PROMPT — In the material below, please retype the lines from the very first through the one with "от общего объема", exactly and without pictures.

DATASET EXCERPT —
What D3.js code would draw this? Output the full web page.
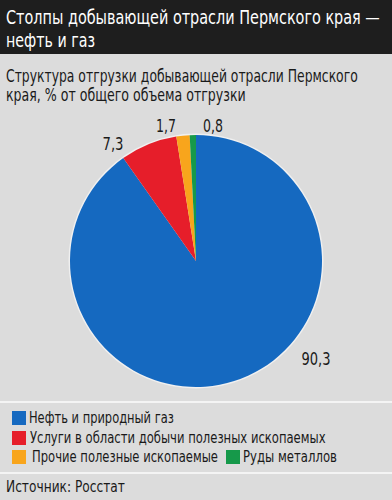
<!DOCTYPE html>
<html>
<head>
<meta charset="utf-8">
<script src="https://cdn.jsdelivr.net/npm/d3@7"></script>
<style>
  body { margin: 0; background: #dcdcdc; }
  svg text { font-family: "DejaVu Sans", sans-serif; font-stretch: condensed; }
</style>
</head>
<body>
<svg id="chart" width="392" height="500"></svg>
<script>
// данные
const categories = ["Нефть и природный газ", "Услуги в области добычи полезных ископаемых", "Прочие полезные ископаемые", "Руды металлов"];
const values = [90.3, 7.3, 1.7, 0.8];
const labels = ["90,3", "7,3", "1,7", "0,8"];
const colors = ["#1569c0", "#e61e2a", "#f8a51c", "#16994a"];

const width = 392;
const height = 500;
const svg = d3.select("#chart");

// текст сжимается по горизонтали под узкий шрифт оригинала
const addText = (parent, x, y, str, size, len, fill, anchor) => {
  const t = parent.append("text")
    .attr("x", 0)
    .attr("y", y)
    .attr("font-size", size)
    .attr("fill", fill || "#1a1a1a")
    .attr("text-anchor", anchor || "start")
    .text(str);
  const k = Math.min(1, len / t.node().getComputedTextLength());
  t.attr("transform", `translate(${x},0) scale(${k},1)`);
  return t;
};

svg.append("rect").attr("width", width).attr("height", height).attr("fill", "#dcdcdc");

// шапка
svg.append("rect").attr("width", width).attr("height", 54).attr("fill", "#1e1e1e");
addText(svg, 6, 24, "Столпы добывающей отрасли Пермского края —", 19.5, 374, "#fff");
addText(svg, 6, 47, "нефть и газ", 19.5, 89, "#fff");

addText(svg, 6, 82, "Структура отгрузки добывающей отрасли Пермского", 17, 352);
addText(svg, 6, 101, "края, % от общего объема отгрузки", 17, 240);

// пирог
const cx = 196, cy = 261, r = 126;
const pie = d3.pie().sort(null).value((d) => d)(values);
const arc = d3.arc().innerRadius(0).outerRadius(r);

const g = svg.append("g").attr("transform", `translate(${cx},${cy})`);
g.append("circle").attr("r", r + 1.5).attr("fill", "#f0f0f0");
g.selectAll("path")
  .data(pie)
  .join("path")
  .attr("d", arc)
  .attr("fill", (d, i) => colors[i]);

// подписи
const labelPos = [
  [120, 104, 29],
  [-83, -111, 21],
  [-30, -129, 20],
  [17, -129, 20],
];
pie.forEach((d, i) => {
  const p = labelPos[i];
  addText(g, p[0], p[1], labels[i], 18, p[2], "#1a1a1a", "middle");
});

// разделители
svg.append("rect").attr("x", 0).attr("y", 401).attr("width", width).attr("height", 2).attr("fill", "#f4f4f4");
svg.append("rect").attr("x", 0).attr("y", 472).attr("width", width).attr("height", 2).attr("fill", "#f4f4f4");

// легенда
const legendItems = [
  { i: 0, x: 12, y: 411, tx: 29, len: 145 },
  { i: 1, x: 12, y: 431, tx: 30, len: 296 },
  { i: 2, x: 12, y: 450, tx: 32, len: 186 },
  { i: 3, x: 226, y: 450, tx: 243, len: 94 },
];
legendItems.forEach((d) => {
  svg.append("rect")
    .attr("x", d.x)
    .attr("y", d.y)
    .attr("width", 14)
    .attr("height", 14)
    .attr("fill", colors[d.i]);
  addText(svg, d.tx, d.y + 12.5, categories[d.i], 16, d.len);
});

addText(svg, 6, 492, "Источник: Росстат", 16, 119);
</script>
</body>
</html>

IN RESPONSE —
What D3.js code would draw this? Output the full web page.
<!DOCTYPE html>
<html>
<head>
<meta charset="utf-8">
<script src="https://cdn.jsdelivr.net/npm/d3@7"></script>
<style>
  body { margin: 0; background: #dcdcdc; }
  svg text { font-family: "DejaVu Sans", sans-serif; font-stretch: condensed; }
</style>
</head>
<body>
<svg id="chart" width="392" height="500"></svg>
<script>
// данные
const categories = ["Нефть и природный газ", "Услуги в области добычи полезных ископаемых", "Прочие полезные ископаемые", "Руды металлов"];
const values = [90.3, 7.3, 1.7, 0.8];
const labels = ["90,3", "7,3", "1,7", "0,8"];
const colors = ["#1569c0", "#e61e2a", "#f8a51c", "#16994a"];

const width = 392;
const height = 500;
const svg = d3.select("#chart");

// текст сжимается по горизонтали под узкий шрифт оригинала
const addText = (parent, x, y, str, size, len, fill, anchor) => {
  const t = parent.append("text")
    .attr("x", 0)
    .attr("y", y)
    .attr("font-size", size)
    .attr("fill", fill || "#1a1a1a")
    .attr("text-anchor", anchor || "start")
    .text(str);
  const k = Math.min(1, len / t.node().getComputedTextLength());
  t.attr("transform", `translate(${x},0) scale(${k},1)`);
  return t;
};

svg.append("rect").attr("width", width).attr("height", height).attr("fill", "#dcdcdc");

// шапка
svg.append("rect").attr("width", width).attr("height", 54).attr("fill", "#1e1e1e");
addText(svg, 6, 24, "Столпы добывающей отрасли Пермского края —", 19.5, 374, "#fff");
addText(svg, 6, 47, "нефть и газ", 19.5, 89, "#fff");

addText(svg, 6, 82, "Структура отгрузки добывающей отрасли Пермского", 17, 352);
addText(svg, 6, 101, "края, % от общего объема отгрузки", 17, 240);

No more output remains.